Variable speed pool pump calculator mistakes to avoid
- Using horsepower instead of watts: Horsepower alone does not equal electrical power draw. Motor efficiency and total horsepower can vary significantly by model.
- Assuming all pools need one turnover per day: Modern guidance is more nuanced. Water quality depends on multiple factors including filtration, chemistry, circulation pattern, and bather load.
- Ignoring higher-speed task blocks: If you have water features or a suction cleaner, include some time at higher RPM in your real-world planning.
- Forgetting local utility rates: Savings are far larger where electricity prices are high.
- Leaving season length at 365 days for a seasonal pool: This can overstate annual savings.
How to interpret simple payback
Simple payback tells you approximately how long it takes annual energy savings to offset the installed cost of the upgrade. If a new variable speed pump costs $1,800 installed and saves $600 per year, the simple payback is 3 years. That does not include financing, maintenance, rebates, or future utility price changes, but it remains a useful first-pass metric.
In many regions, rebates or efficiency incentives can shorten payback even further. If your utility offers a cash incentive for installing an efficient pool pump, subtract that rebate from your installed cost before calculating payback. Also remember that avoiding future repairs on an aging single-speed pump adds economic value that a strict electricity-only calculator may not capture.
Authoritative resources for deeper research
If you want to validate assumptions or review equipment efficiency guidance from authoritative sources, these links are a strong starting point:
- U.S. Department of Energy: Pool Pumps
- U.S. Department of Energy Appliance and Equipment Standards Program
- University of Arizona Cooperative Extension
When this calculator is most useful
This type of calculator is especially helpful in the following situations:
- You are replacing a failed single-speed or dual-speed pump
- You want to estimate annual utility savings before requesting installation quotes
- You are comparing multiple pump models with different wattage ratings
- You need to justify an upgrade based on payback period
- You are experimenting with new RPM schedules to lower monthly bills
It is also useful for service professionals and pool builders who want to give customers a transparent estimate. Showing how cost changes with RPM often helps homeowners understand why programming matters as much as hardware.
Final takeaways
A variable speed pool pump calculator is one of the best tools for making a smart pool equipment decision. It translates RPM, run time, and utility rates into annual dollars, which is the language most homeowners care about. The biggest lesson is that variable speed savings come from strategic low-speed operation. A pump capable of high output does not need to run at maximum speed all day to keep a pool healthy.
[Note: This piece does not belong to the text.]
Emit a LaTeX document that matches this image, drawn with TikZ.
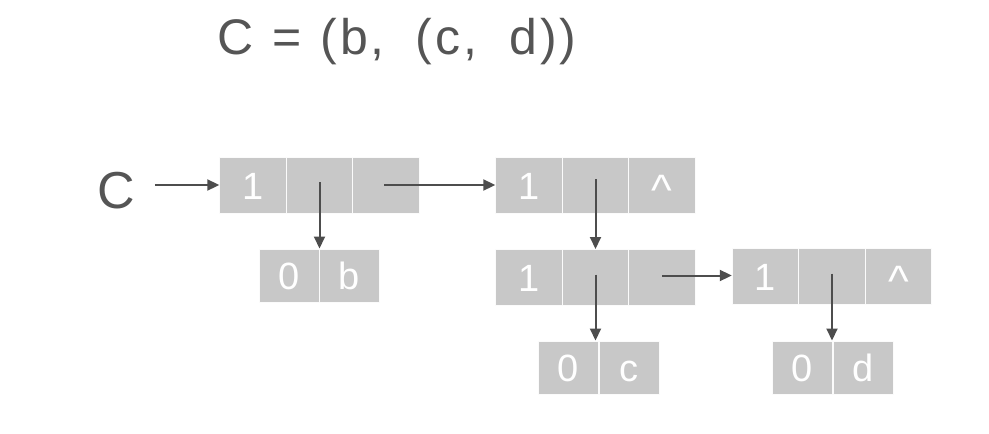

Use the calculator above to compare your current setup with one or more lower-RPM schedules. Try several scenarios, review annual cost and payback, and then compare those results against your pool’s actual filtration needs. For many owners, the numbers make the upgrade case very clear: lower RPM can mean dramatically lower energy bills.
Disclaimer: This calculator provides planning estimates only. Actual energy use depends on the pump model, plumbing system, filter condition, water features, control settings, and local electric rates. Always confirm specifications with the pump manufacturer and installation professional.